Grand Lodge, F.A.A.M. of the District of Columbia

(Selections from The Master's Book, by Carl H. Claudy, P.G.M.)

The greatest honor comes to any brother with his elevation to the Oriental Chair of a Masonic Lodge. A Master is not only a leader of his Lodge, but a member of Grand Lodge, in which supreme body he represents his Lodge. To be Master of a Lodge is quite different from being president of a club or society. The Master is called upon to decide questions of law and practice which he cannot leave to his brethren; the honor of leadership carries also the responsibility.

The Master's first duty to his Lodge is to lead it to success and prosperity. This requires a combination of diplomat, financier, advisor, councilor, friend, critic, and executive. A Master's paramount duty is to preserve peace and harmony, a matter for which no specific instruction can be given. The Master whose rule is just and fair, whether it favors his own conviction or the opponents of his ideal, will gain respect and support even from those who do not agree with him.

A Master's duties to his members - including candidates - are specifically to open on time, to plan interesting meetings, to provide dignified degree work, to preserve order and harmony, and to promote brotherly love. Brethren who know the gavel will fall at a specified hour soon get into the habit of arriving on time. An early closing means much to many brethren who wish to go home to read or retire.

Masters of Lodges which pride themselves on beautiful degree work have an easy time. No ceremony of any kind can be done without rehearsals.
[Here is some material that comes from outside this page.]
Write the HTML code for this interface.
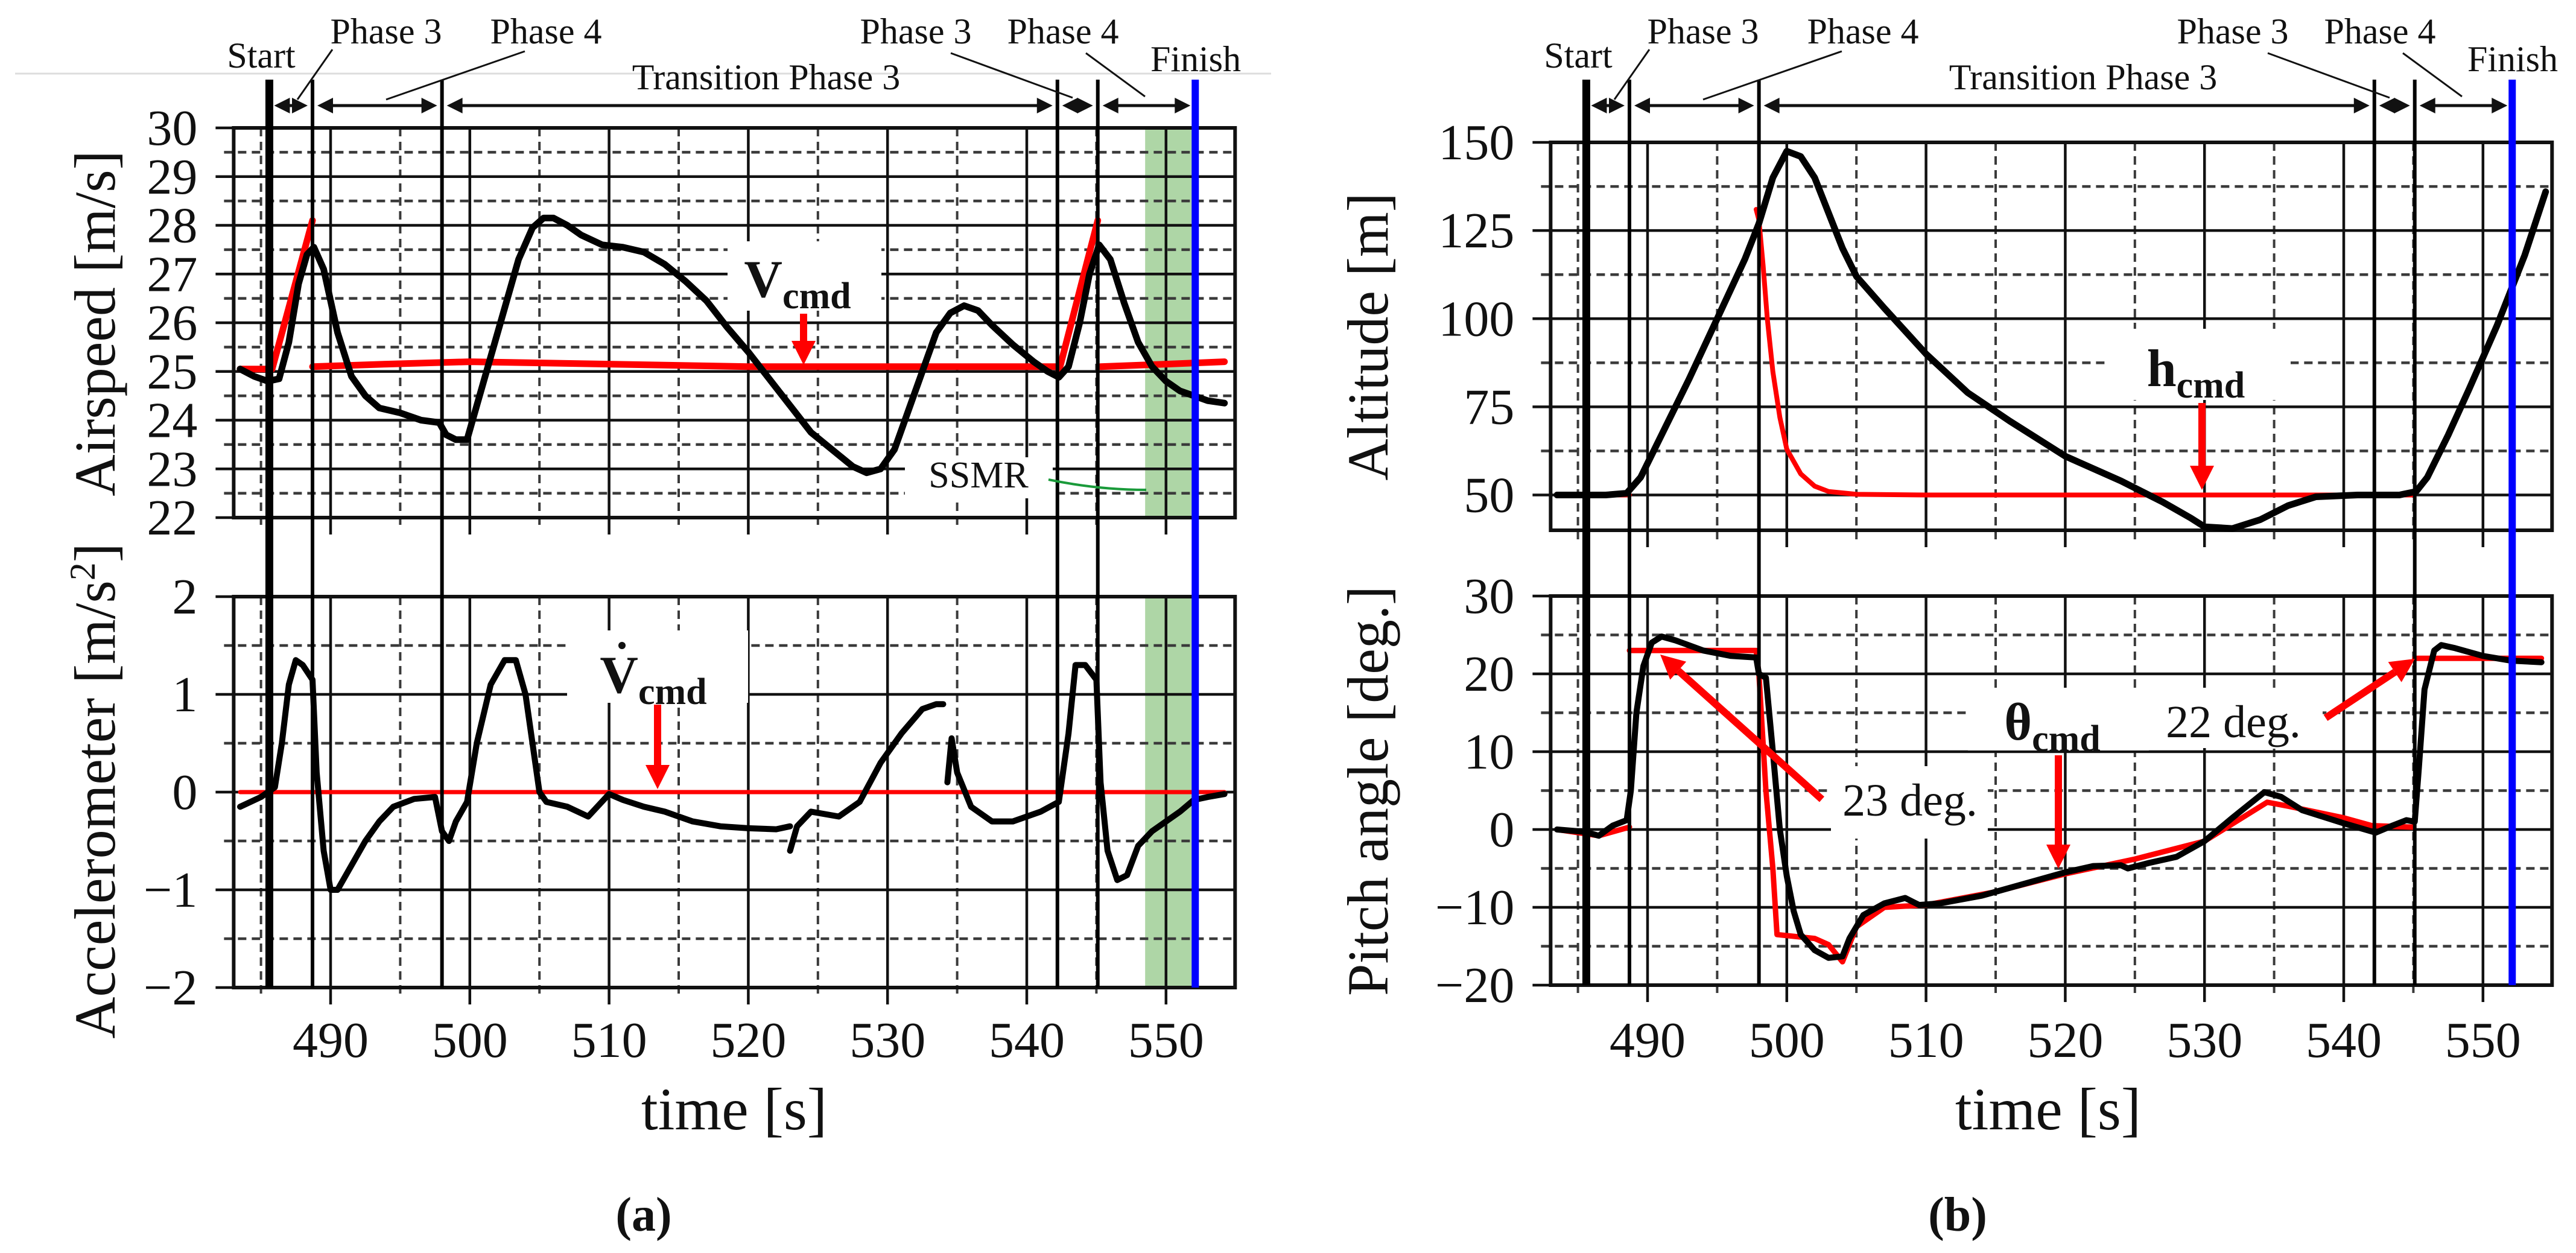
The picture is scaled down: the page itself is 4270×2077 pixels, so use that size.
<!DOCTYPE html>
<html><head><meta charset="utf-8"><style>
html,body{margin:0;padding:0;background:#fff;}
svg{display:block;font-family:"Liberation Serif","DejaVu Serif",serif;}
</style></head><body>
<svg id="fig" width="4270" height="2077" viewBox="0 0 4270 2077" xmlns="http://www.w3.org/2000/svg"></svg>
<script>
// ---------- data ----------
const airT=[483.5,484.5,485.5,486.3,487,487.7,488.3,488.8,489.5,490.5,491.5,492.5,493.5,495,496.5,497.8,498.3,499,499.8,500.5,501.5,502.5,503.5,504.5,505.3,506,507,508,509.5,511,512.5,514,515.5,517,518.5,520,521.5,523,524.5,526,527.5,528.5,529.5,530.5,531.5,532.5,533.5,534.5,535.5,536.5,537.5,539,540.5,541.5,542.3,543,543.8,544.5,545.2,546,547,548,549,550,551,552,553,554.2];
const airV=[25.05,24.9,24.8,24.85,25.6,26.8,27.4,27.55,27.1,25.8,24.9,24.5,24.25,24.15,24.0,23.95,23.7,23.6,23.6,24.3,25.3,26.3,27.3,27.95,28.15,28.15,28.0,27.8,27.6,27.55,27.45,27.2,26.85,26.45,25.9,25.4,24.85,24.3,23.75,23.4,23.05,22.92,23.0,23.4,24.2,25.0,25.8,26.2,26.35,26.25,25.95,25.55,25.2,25.0,24.88,25.1,26.0,27.0,27.6,27.3,26.4,25.6,25.1,24.8,24.6,24.5,24.4,24.35];
const airCmdT=[483.5,485.8,null,485.8,488.7,null,488.7,494,500,510,520,530,542.3,null,542.3,545.1,null,545.3,550,554.2];
const airCmdV=[25.05,25.05,null,25.05,28.1,null,25.1,25.15,25.2,25.15,25.1,25.1,25.1,null,25.0,28.1,null,25.1,25.15,25.2];
const accT=[483.5,485,486,486.5,487,487.5,488,488.7,489,489.5,490,490.5,491.5,492.5,493.5,494.5,496,497.5,498,498.5,499,499.8,500.5,501.5,502.5,503.3,504,505,505.5,507,508.5,510,511,512.5,514,516,518,520,522,523,null,523,523.5,524.5,526.5,528,529.5,531,532.5,533.5,534,null,534.3,534.6,535,536,537.5,539,541,542.3,543,543.5,544.2,545,545.3,545.8,546.5,547.2,548,549,550,551,552,553,554.2];
const accV=[-0.15,-0.05,0.05,0.5,1.1,1.35,1.3,1.15,0.2,-0.6,-1.0,-1.0,-0.75,-0.5,-0.3,-0.15,-0.07,-0.05,-0.4,-0.5,-0.3,-0.1,0.5,1.1,1.35,1.35,1.0,0.0,-0.1,-0.15,-0.25,-0.02,-0.08,-0.15,-0.2,-0.3,-0.35,-0.37,-0.38,-0.35,null,-0.6,-0.35,-0.2,-0.25,-0.1,0.3,0.6,0.85,0.9,0.9,null,0.1,0.55,0.2,-0.15,-0.3,-0.3,-0.2,-0.1,0.6,1.3,1.3,1.15,0.1,-0.6,-0.9,-0.85,-0.55,-0.4,-0.3,-0.2,-0.08,-0.05,-0.02];
const accCmdT=[483.5,554.2];
const accCmdV=[0,0];
const altT=[483.5,487,488.5,489.5,491,493,495,497,498,499,500,501,502,503,504,505,507,510,513,516,520,524,527,529,530,532,534,536,538,541,544,545.2,546,547.5,549,551,553,554.5];
const altV=[50,50,50.5,55,67,83,100,117,127,140,147.5,146,140,130,120,112,103,90,79,71,61,54,48,43.5,41,40.5,43,47,49.5,50,50,51,55,67,80,98,118,136];
const altCmdT=[483.5,488.7,null,497.8,498,498.3,498.6,499,499.5,500,501,502,503,505,510,520,530,540,545];
const altCmdV=[50,50,null,131,128,115,100,85,72,63,56,52.5,51,50.2,50,50,50,50,50];
const pitT=[483.5,485.5,486.5,487.5,488.5,488.8,489.2,489.7,490.3,491,492,494,496,497.8,498,498.5,499,499.5,500,500.5,501,502,503,504,504.5,505.5,507,508.5,509.5,511,514,517,520,522,524,524.5,526,528,530,532,534.3,535.5,537,540,542.3,543.5,544.5,545.1,545.4,545.8,546.5,547,548,550,552,554.2];
const pitV=[0,-0.3,-0.8,0.5,1.2,5,15,21,24,24.8,24.3,23,22.3,22.1,20,19.5,10,0,-6,-10.5,-13.5,-15.5,-16.5,-16.3,-14,-11,-9.5,-8.8,-9.7,-9.5,-8.5,-7,-5.5,-4.7,-4.6,-5,-4.3,-3.5,-1.5,1.5,4.8,4.2,2.5,0.8,-0.4,0.5,1.2,1,8,18,23,23.7,23.3,22.3,21.7,21.5];
const pitCmdT=[483.5,486.5,488.7,null,488.7,497.8,498,498.5,499,499.3,502,503,504,505,507,510,515,520,525,530,534.5,536,540,542,545,null,545.1,554.2];
const pitCmdV=[0,-0.8,0.3,null,23,23,20,5,-5,-13.5,-14,-14.8,-17,-12.5,-10,-9.7,-8,-5.7,-3.8,-1.5,3.5,3.0,1.5,0.5,0.3,null,22,22];
const phaseTimes=[485.6,488.7,498.0,542.2,545.1];
const finishTime=552.1;
const ssmrStart=548.5;
const xTicks=[490,500,510,520,530,540,550];
const airTicks=[22,23,24,25,26,27,28,29,30];
const accTicks=[-2,-1,0,1,2];
const altTicks=[50,75,100,125,150];
const pitTicks=[-20,-10,0,10,20,30];

// ---------- helpers ----------
const NS='http://www.w3.org/2000/svg';
const svg=document.getElementById('fig');
function mk(tag,attrs,parent){const e=document.createElementNS(NS,tag);for(const k in attrs)e.setAttribute(k,attrs[k]);(parent||svg).appendChild(e);return e;}
const T0=483.04,T1=554.96;
function xScale(X490){return t=>X490+(t-490)*23.08;}
function yScale(v0,v1,p0,p1){return v=>p0+(v-v0)*(p1-p0)/(v1-v0);}
function pathD(ts,vs,xs,ys){let d='',pen=false;for(let i=0;i<ts.length;i++){if(ts[i]===null||vs[i]===null){pen=false;continue;}d+=(pen?'L':'M')+xs(ts[i]).toFixed(1)+' '+ys(vs[i]).toFixed(1);pen=true;}return d;}

function axes(xs,ys,y0v,y1v,yt,minorStep,top,bottom,name){
  const L=xs(T0),R=xs(T1);
  const g=mk('g',{});
  
  
  // dashed minor grid (midway between major ticks)
  for(let v=yt[0]-minorStep;v<y1v;v+=2*minorStep){
    if(v<=y0v) continue;
    const l=mk('line',{x1:L-16,x2:R,y1:ys(v),y2:ys(v),stroke:'#3a3a3a','stroke-width':4.5,'stroke-dasharray':'14 9'},g);
    
    
  }
  for(let t=485;t<555;t+=10){
    const l=mk('line',{x1:xs(t),x2:xs(t),y1:top,y2:bottom+16,stroke:'#3a3a3a','stroke-width':4,'stroke-dasharray':'14 9'},g);
    
    
  }
  yt.forEach(v=>{
    const l=mk('line',{x1:L-30,x2:R,y1:ys(v),y2:ys(v),stroke:'#111','stroke-width':4.5},g);
    
    
    const tx=mk('text',{x:L-60,y:ys(v)+28,'text-anchor':'end','font-size':84,fill:'#111'},g);
    tx.textContent=(v<0?'\u2212':'')+Math.abs(v);
    
    
  });
  xTicks.forEach(t=>{
    const l=mk('line',{x1:xs(t),x2:xs(t),y1:top,y2:bottom+28,stroke:'#111','stroke-width':4.5},g);
    
    
  });
  const f=mk('rect',{x:L,y:top,width:R-L,height:bottom-top,fill:'none',stroke:'#111','stroke-width':6},g);
  
  
}
function xLabels(xs,baseY){
  xTicks.forEach(t=>{
    const tx=mk('text',{x:xs(t),y:baseY,'text-anchor':'middle','font-size':84,fill:'#111'});
    tx.textContent=t;
    
    
  });
}
function series(ts,vs,xs,ys,color,w,name){
  const p=mk('path',{d:pathD(ts,vs,xs,ys),fill:'none',stroke:color,'stroke-width':w,'stroke-linejoin':'round','stroke-linecap':'round'});
  
  
}
function ylabel(txt,cx,cy,name,sup){
  const tx=mk('text',{x:0,y:0,transform:`translate(${cx},${cy}) rotate(-90)`,'text-anchor':'middle','font-size':96,fill:'#111'});
  tx.textContent=txt;
  if(sup){const s=mk('tspan',{'baseline-shift':'super','font-size':60},tx);s.textContent='2';const e=mk('tspan',{},tx);e.textContent=']';}
  
  
}
function text(str,x,y,size,name,anchor){
  const tx=mk('text',{x:x,y:y,'text-anchor':anchor||'middle','font-size':size,fill:'#111'});
  tx.textContent=str;
  
  
  return tx;
}
function whiteBox(x,y,w,h,name){
  const r=mk('rect',{x:x,y:y,width:w,height:h,fill:'#fff'});
  
  
}
function cmdLabel(sym,x,y,name,dot){
  const tx=mk('text',{x:x,y:y,'text-anchor':'middle','font-size':88,'font-weight':'bold',fill:'#111'});
  tx.textContent=sym;
  const s=mk('tspan',{'baseline-shift':'-30%','font-size':62},tx);s.textContent='cmd';
  
  
  if(dot){const d=mk('circle',{cx:x-52,cy:y-78,r:6,fill:'#111'});}
}
function redArrow(x1,y1,x2,y2,name){
  const g=mk('g',{});
  
  
  const a=Math.atan2(y2-y1,x2-x1),hl=40,hw=20;
  const bx=x2-hl*Math.cos(a),by=y2-hl*Math.sin(a);
  mk('line',{x1:x1,y1:y1,x2:bx,y2:by,stroke:'#f00','stroke-width':12},g);
  mk('polygon',{points:`${x2},${y2} ${bx+hw*Math.sin(a)},${by-hw*Math.cos(a)} ${bx-hw*Math.sin(a)},${by+hw*Math.cos(a)}`,fill:'#f00'},g);
}
function phaseRow(xs,lineTop,lineBottom,arrowY,panel){
  const times=phaseTimes.concat([finishTime]);
  for(let i=0;i<times.length-1;i++){
    const a=xs(times[i])+8,b=xs(times[i+1])-8;
    const g=mk('g',{});
    
    
    mk('line',{x1:a+20,x2:b-20,y1:arrowY,y2:arrowY,stroke:'#111','stroke-width':5},g);
    mk('polygon',{points:`${a},${arrowY} ${a+26},${arrowY-13} ${a+26},${arrowY+13}`,fill:'#111'},g);
    mk('polygon',{points:`${b},${arrowY} ${b-26},${arrowY-13} ${b-26},${arrowY+13}`,fill:'#111'},g);
  }
  const widths=[13,6,6,6,6];
  phaseTimes.forEach((t,i)=>{
    const l=mk('line',{x1:xs(t),x2:xs(t),y1:lineTop,y2:lineBottom,stroke:'#000','stroke-width':widths[i]});
    
    
  });
  const bl=mk('line',{x1:xs(finishTime),x2:xs(finishTime),y1:lineTop,y2:lineBottom,stroke:'#0000ff','stroke-width':12});
  
  
  const o=xs(490)-548;
  text('Start',433+o,112,60,'start-label');
  text('Phase 3',640+o,72,60,'phase3-label');
  text('Phase 4',905+o,72,60,'phase4-label');
  text('Transition Phase 3',1270+o,148,60,'transition-phase3-label');
  text('Phase 3',1518+o,72,60,'phase3-label-2');
  text('Phase 4',1762+o,72,60,'phase4-label-2');
  text('Finish',1982+o,118,60,'finish-label');
  const leaders=[[551,82,493,165],[870,85,640,165],[1576,88,1778,162],[1800,88,1898,160]];
  leaders.forEach(p=>{
    const l=mk('line',{x1:p[0]+o,y1:p[1],x2:p[2]+o,y2:p[3],stroke:'#111','stroke-width':3});
    
    
  });
}

// ---------- panel (a) ----------
const xa=xScale(548);
const yAir=yScale(30,22,212,858);
const yAcc=yScale(2,-2,989,1637);
const gl=mk('line',{x1:25,x2:2107,y1:122,y2:122,stroke:'#ddd','stroke-width':3});


[[212,858],[989,1637]].forEach(r=>{
  const b=mk('rect',{x:xa(ssmrStart),y:r[0],width:xa(finishTime)-xa(ssmrStart),height:r[1]-r[0],fill:'#aed6a6'});
  
  
});
axes(xa,yAir,22,30,airTicks,0.5,212,858,'airspeed');
axes(xa,yAcc,-2,2,accTicks,0.5,989,1637,'accelerometer');
whiteBox(1206,400,255,115,'vcmd-label-box');
whiteBox(940,1045,300,120,'vdotcmd-label-box');
whiteBox(1500,758,245,68,'ssmr-label-box');
series(airCmdT,airCmdV,xa,yAir,'#ff0000',11,'airspeed-command-series');
series(airT,airV,xa,yAir,'#000',11,'airspeed-series');
series(accCmdT,accCmdV,xa,yAcc,'#ff0000',7,'accel-command-series');
series(accT,accV,xa,yAcc,'#000',10,'accelerometer-series');
phaseRow(xa,132,1637,175,'a');
xLabels(xa,1752);
ylabel('Airspeed [m/s]',190,536,'airspeed-y-axis-title');
ylabel('Accelerometer [m/s',190,1311,'accelerometer-y-axis-title',true);
text('time [s]',1217,1872,100,'x-axis-title-a');
const la=text('(a)',1067,2040,80,'panel-a-caption');la.setAttribute('font-weight','bold');
cmdLabel('V',1322,492,'vcmd-label');
redArrow(1332,520,1332,605,'vcmd-arrow');
cmdLabel('V',1083,1148,'vdotcmd-label',true);
redArrow(1090,1168,1090,1308,'vdotcmd-arrow');
text('SSMR',1622,808,62,'ssmr-label');
const gr=mk('path',{d:'M1738 795 Q1820 812 1900 812',fill:'none',stroke:'#1a9a3a','stroke-width':4});



// ---------- panel (b) ----------
const xb=xScale(2731);
const yAlt=yScale(150,40,236,879);
const yPit=yScale(30,-20,988,1633);
axes(xb,yAlt,40,150,altTicks,12.5,236,879,'altitude');
axes(xb,yPit,-20,30,pitTicks,5,988,1633,'pitch');
whiteBox(3497,545,300,118,'hcmd-label-box');
whiteBox(3262,1140,300,104,'thetacmd-label-box');
whiteBox(3560,1140,290,100,'22deg-label-box');
whiteBox(3035,1270,260,120,'23deg-label-box');
series(altCmdT,altCmdV,xb,yAlt,'#ff0000',8,'altitude-command-series');
series(altT,altV,xb,yAlt,'#000',11,'altitude-series');
series(pitCmdT,pitCmdV,xb,yPit,'#ff0000',9,'pitch-command-series');
series(pitT,pitV,xb,yPit,'#000',10,'pitch-series');
phaseRow(xb,132,1633,175,'b');
xLabels(xb,1752);
ylabel('Altitude [m]',2300,558,'altitude-y-axis-title');
ylabel('Pitch angle [deg.]',2300,1311,'pitch-y-axis-title');
text('time [s]',3395,1872,100,'x-axis-title-b');
const lb=text('(b)',3245,2040,80,'panel-b-caption');lb.setAttribute('font-weight','bold');
cmdLabel('h',3640,640,'hcmd-label');
redArrow(3650,668,3650,812,'hcmd-arrow');
cmdLabel('\u03b8',3402,1226,'thetacmd-label');
redArrow(3412,1252,3412,1440,'thetacmd-arrow');
text('22 deg.',3702,1222,76,'22deg-label');
redArrow(3855,1190,4003,1092,'22deg-arrow');
text('23 deg.',3166,1352,76,'23deg-label');
redArrow(3020,1325,2752,1085,'23deg-arrow');
</script>
</body></html>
The first principle for successful presiding is to use authority without any one being conscious of it! The Masonic gavel in the hands of the Master is all powerful. Brethren must - and with practically no exceptions always do - obey its mandate. Because of the power of the gavel the good Master uses it sparingly.

Nothing succeeds from the East like a smile. Effective smiles come from a smiling heart. The act of presiding successfully has its foundation in sympathy and cornerstone in good nature and tolerance.

The Ideal Master

The ideal Master counts not his personal pleasures, his social engagements, his hours of rest, recreation, aye, even his sleep, when his Lodge calls.

The ideal Master carries a watch and uses it.

The ideal Master is guide, philosopher and friend.

The ideal Master keeps constantly before him the need for seeing his problems through a tolerant smile of understanding.

The ideal Master is enthusiastic about his work, and prayerfully conscious of his limitations; hence, he is quick to seek counsel and advice, and is slow to take it until he has thought it through.

The ideal Master is eager for suggestions, but does not follow those which seem to him unwise, no matter how important the brother who makes them.

The ideal Master is an ideal Mason. Masonry is part of him, as he is part of Masonry. With all his heart and soul and strength he strives to live the Masonic life that all brethren may see that here is no mere figurehead, but a vital force.

"Happy the Master who lays down his gavel at the end of his year knowing he has done all that in him lies; mortal man may do not more."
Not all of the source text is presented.